After 43 days, the longest US government shutdown in history is coming to an end. Federal workers will start receiving pay again, national parks will reopen, and essential government services will resume. Air travel, which had become a nightmare for many Americans, will return to being merely frustrating.

In the aftermath, a vital question remains: What has this record-setting shutdown accomplished? Senate Democrats, using the parliamentary filibuster, triggered the shutdown despite being in the minority by refusing to support a Republican measure to temporarily fund the government. They insisted on extending health insurance subsidies for low-income Americans facing an expiration at year's end.

However, when some Democrats broke ranks to vote to reopen the government, they secured little in exchange—a mere promise of a Senate vote on the subsidies, lacking guarantees from Republicans or the House of Representatives.

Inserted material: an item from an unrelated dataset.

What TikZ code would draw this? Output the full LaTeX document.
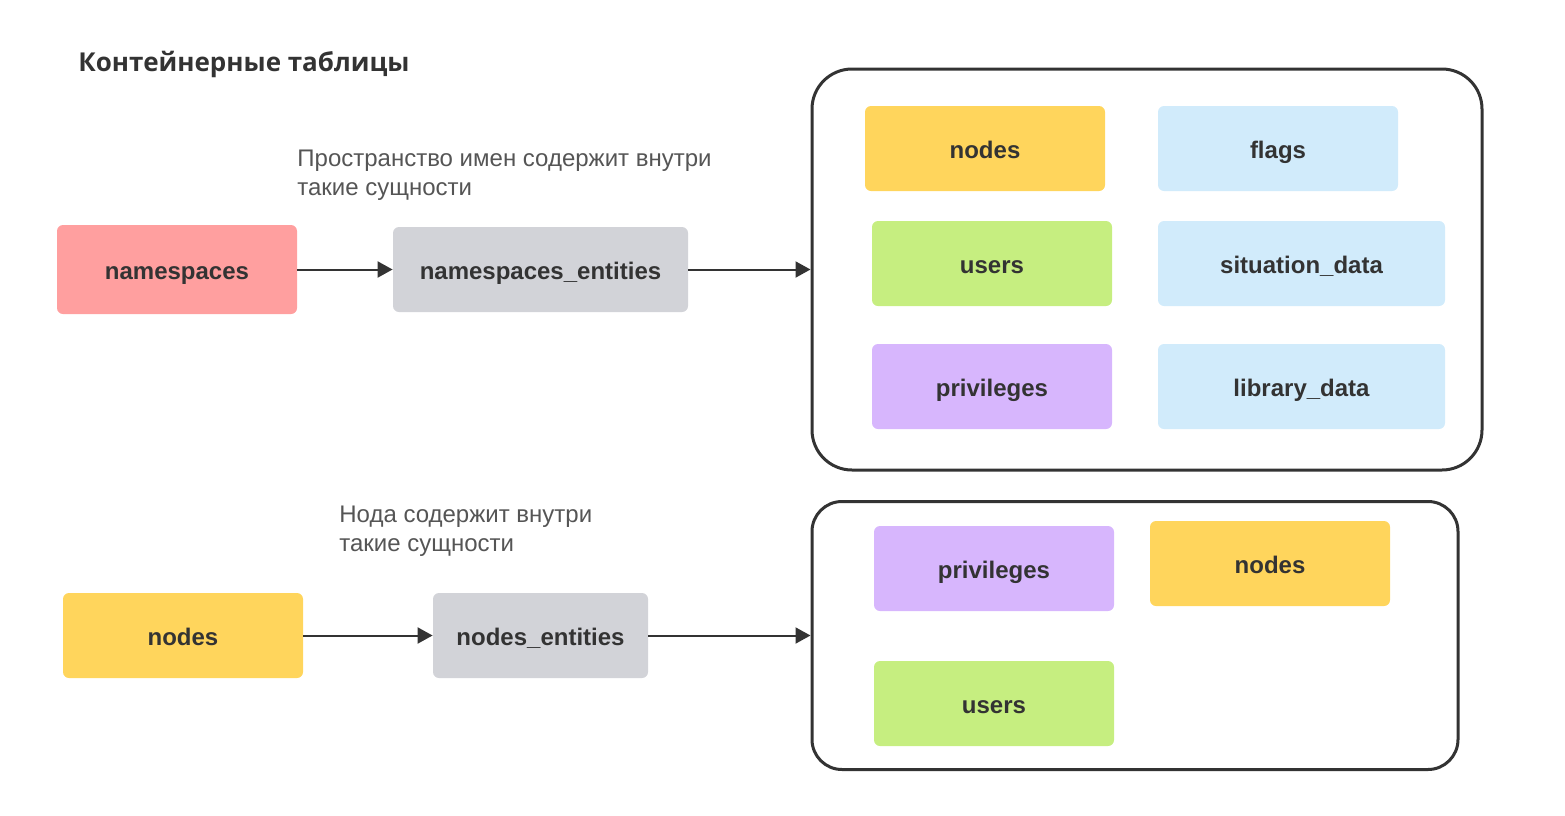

Frustration is palpable among Democratic members, who have openly criticized Senate Democratic Leader Chuck Schumer, who notably did not vote for the funding bill. Dissenting voices within the party suggest that their leadership's failure to leverage the shutdown may have squandered political capital gained during recent elections.

Even moderate Democrats like California Governor Gavin Newsom called the shutdown deal 'pathetic' and indicative of a broader failure to react adequately to Trump's presidency. As the situation unfolds, Democrats are eager to re-energize their agenda, especially on healthcare, which now remains a pressing issue for millions of Americans facing increased insurance costs.

Republicans, while victorious in characterizing the shutdown as a win, must also be wary of the political implications that ensue, including potential electoral repercussions. As Congress resumes its regular business, new legislative challenges await that may force both parties to navigate potential impasses in the future.